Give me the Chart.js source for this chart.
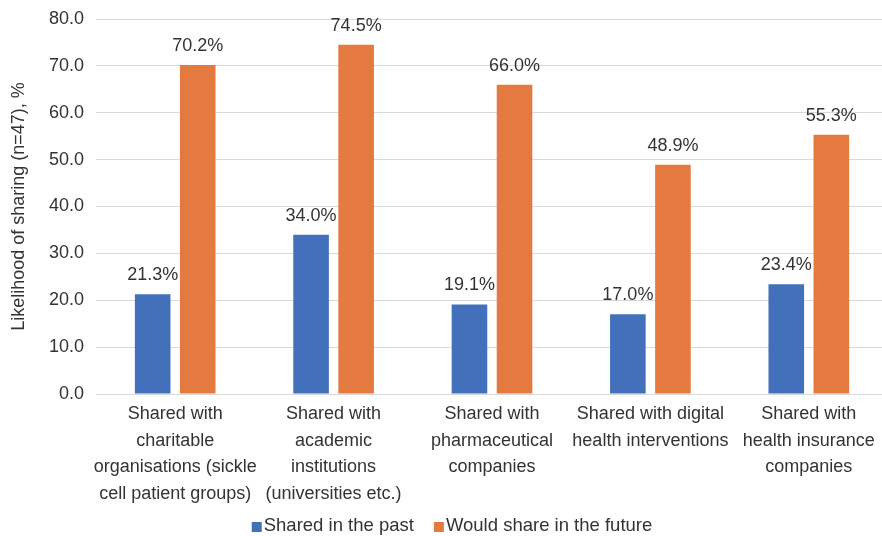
<!DOCTYPE html>
<html><head><meta charset="utf-8">
<script src="https://cdn.jsdelivr.net/npm/chart.js@4.4.1/dist/chart.umd.min.js"></script>
<style>html,body{margin:0;padding:0;background:#fff;overflow:hidden;}#wrap{width:882px;height:536px;position:relative;overflow:hidden;}#inner{width:888px;height:536px;position:absolute;left:0;top:0;}</style>
</head><body><div id="wrap"><div id="inner"><canvas id="c"></canvas></div></div>
<script>
const categories = [
  ["Shared with","charitable","organisations (sickle","cell patient groups)"],
  ["Shared with","academic","institutions","(universities etc.)"],
  ["Shared with","pharmaceutical","companies"],
  ["Shared with digital","health interventions"],
  ["Shared with","health insurance","companies"]
];
const pastValues = [21.3, 34.0, 19.1, 17.0, 23.4];
const futureValues = [70.2, 74.5, 66.0, 48.9, 55.3];
const seriesNames = ["Shared in the past", "Would share in the future"];
const yTitle = "Likelihood of sharing (n=47), %";

const FONT = "'Liberation Sans', Arial, Helvetica, sans-serif";
const TEXT = "#333333";
const COLORS = ['#4270BA', '#E47A40'];

const labelPlugin = {
  id: 'vlabels',
  afterDatasetsDraw(chart) {
    const ctx = chart.ctx;
    ctx.save();
    ctx.font = "18px " + FONT;
    ctx.fillStyle = TEXT;
    ctx.textAlign = "center";
    ctx.textBaseline = "alphabetic";
    chart.data.datasets.forEach((ds, di) => {
      const meta = chart.getDatasetMeta(di);
      meta.data.forEach((el, i) => {
        ctx.fillText(ds.data[i].toFixed(1) + "%", el.x, el.y - 14);
      });
    });
    ctx.restore();
  }
};

const legendPlugin = {
  id: 'customLegend',
  afterDraw(chart) {
    const ctx = chart.ctx;
    ctx.save();
    ctx.font = "18.5px " + FONT;
    ctx.textBaseline = "alphabetic";
    ctx.textAlign = "left";
    const box = 10, gap = 2, itemGap = 20;
    const widths = chart.data.datasets.map(d => ctx.measureText(d.label).width);
    let total = 0;
    widths.forEach((w, i) => { total += box + gap + w + (i < widths.length - 1 ? itemGap : 0); });
    let x = 452 - total / 2;
    const base = 531;
    chart.data.datasets.forEach((d, i) => {
      ctx.fillStyle = d.backgroundColor;
      ctx.fillRect(x, base - 9, box, box);
      x += box + gap;
      ctx.fillStyle = TEXT;
      ctx.fillText(d.label, x, base);
      x += widths[i] + itemGap;
    });
    ctx.restore();
  }
};

new Chart(document.getElementById('c'), {
  type: 'bar',
  data: {
    labels: categories,
    datasets: [
      { label: seriesNames[0], data: pastValues, backgroundColor: COLORS[0], categoryPercentage: 0.569, barPercentage: 0.79 },
      { label: seriesNames[1], data: futureValues, backgroundColor: COLORS[1], categoryPercentage: 0.569, barPercentage: 0.79 }
    ]
  },
  options: {
    responsive: true,
    maintainAspectRatio: false,
    animation: false,
    layout: { padding: { left: 0, right: 0, top: 0, bottom: 0 } },
    plugins: {
      legend: { display: false },
      tooltip: { enabled: false }
    },
    scales: {
      x: {
        grid: { display: false },
        border: { color: '#d9d9d9' },
        afterFit: s => { s.height = 142; },
        ticks: { font: { family: FONT, size: 18, lineHeight: 1.47 }, color: TEXT, maxRotation: 0, autoSkip: false, padding: -1 }
      },
      y: {
        min: 0, max: 80,
        afterFit: s => { s.width = 96; },
        ticks: { stepSize: 10, font: { family: FONT, size: 18, lineHeight: 0.78 }, color: TEXT, callback: v => v.toFixed(1), padding: 12 },
        grid: { color: '#d9d9d9', drawTicks: false },
        border: { display: false },
        title: { display: true, text: yTitle, font: { family: FONT, size: 18 }, color: TEXT, padding: { top: 8, bottom: 4 } }
      }
    }
  },
  plugins: [labelPlugin, legendPlugin]
});
</script></body></html>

Task description =
Exclude the images and reproduce the remaining data exactly.

Exercise answer =
Give me the Chart.js source for this chart.
<!DOCTYPE html>
<html><head><meta charset="utf-8">
<script src="https://cdn.jsdelivr.net/npm/chart.js@4.4.1/dist/chart.umd.min.js"></script>
<style>html,body{margin:0;padding:0;background:#fff;overflow:hidden;}#wrap{width:882px;height:536px;position:relative;overflow:hidden;}#inner{width:888px;height:536px;position:absolute;left:0;top:0;}</style>
</head><body><div id="wrap"><div id="inner"><canvas id="c"></canvas></div></div>
<script>
const categories = [
  ["Shared with","charitable","organisations (sickle","cell patient groups)"],
  ["Shared with","academic","institutions","(universities etc.)"],
  ["Shared with","pharmaceutical","companies"],
  ["Shared with digital","health interventions"],
  ["Shared with","health insurance","companies"]
];
const pastValues = [21.3, 34.0, 19.1, 17.0, 23.4];
const futureValues = [70.2, 74.5, 66.0, 48.9, 55.3];
const seriesNames = ["Shared in the past", "Would share in the future"];
const yTitle = "Likelihood of sharing (n=47), %";

const FONT = "'Liberation Sans', Arial, Helvetica, sans-serif";
const TEXT = "#333333";
const COLORS = ['#4270BA', '#E47A40'];

const labelPlugin = {
  id: 'vlabels',
  afterDatasetsDraw(chart) {
    const ctx = chart.ctx;
    ctx.save();
    ctx.font = "18px " + FONT;
    ctx.fillStyle = TEXT;
    ctx.textAlign = "center";
    ctx.textBaseline = "alphabetic";
    chart.data.datasets.forEach((ds, di) => {
      const meta = chart.getDatasetMeta(di);
      meta.data.forEach((el, i) => {
        ctx.fillText(ds.data[i].toFixed(1) + "%", el.x, el.y - 14);
      });
    });
    ctx.restore();
  }
};

const legendPlugin = {
  id: 'customLegend',
  afterDraw(chart) {
    const ctx = chart.ctx;
    ctx.save();
    ctx.font = "18.5px " + FONT;
    ctx.textBaseline = "alphabetic";
    ctx.textAlign = "left";
    const box = 10, gap = 2, itemGap = 20;
    const widths = chart.data.datasets.map(d => ctx.measureText(d.label).width);
    let total = 0;
    widths.forEach((w, i) => { total += box + gap + w + (i < widths.length - 1 ? itemGap : 0); });
    let x = 452 - total / 2;
    const base = 531;
    chart.data.datasets.forEach((d, i) => {
      ctx.fillStyle = d.backgroundColor;
      ctx.fillRect(x, base - 9, box, box);
      x += box + gap;
      ctx.fillStyle = TEXT;
      ctx.fillText(d.label, x, base);
      x += widths[i] + itemGap;
    });
    ctx.restore();
  }
};

new Chart(document.getElementById('c'), {
  type: 'bar',
  data: {
    labels: categories,
    datasets: [
      { label: seriesNames[0], data: pastValues, backgroundColor: COLORS[0], categoryPercentage: 0.569, barPercentage: 0.79 },
      { label: seriesNames[1], data: futureValues, backgroundColor: COLORS[1], categoryPercentage: 0.569, barPercentage: 0.79 }
    ]
  },
  options: {
    responsive: true,
    maintainAspectRatio: false,
    animation: false,
    layout: { padding: { left: 0, right: 0, top: 0, bottom: 0 } },
    plugins: {
      legend: { display: false },
      tooltip: { enabled: false }
    },
    scales: {
      x: {
        grid: { display: false },
        border: { color: '#d9d9d9' },
        afterFit: s => { s.height = 142; },
        ticks: { font: { family: FONT, size: 18, lineHeight: 1.47 }, color: TEXT, maxRotation: 0, autoSkip: false, padding: -1 }
      },
      y: {
        min: 0, max: 80,
        afterFit: s => { s.width = 96; },
        ticks: { stepSize: 10, font: { family: FONT, size: 18, lineHeight: 0.78 }, color: TEXT, callback: v => v.toFixed(1), padding: 12 },
        grid: { color: '#d9d9d9', drawTicks: false },
        border: { display: false },
        title: { display: true, text: yTitle, font: { family: FONT, size: 18 }, color: TEXT, padding: { top: 8, bottom: 4 } }
      }
    }
  },
  plugins: [labelPlugin, legendPlugin]
});
</script></body></html>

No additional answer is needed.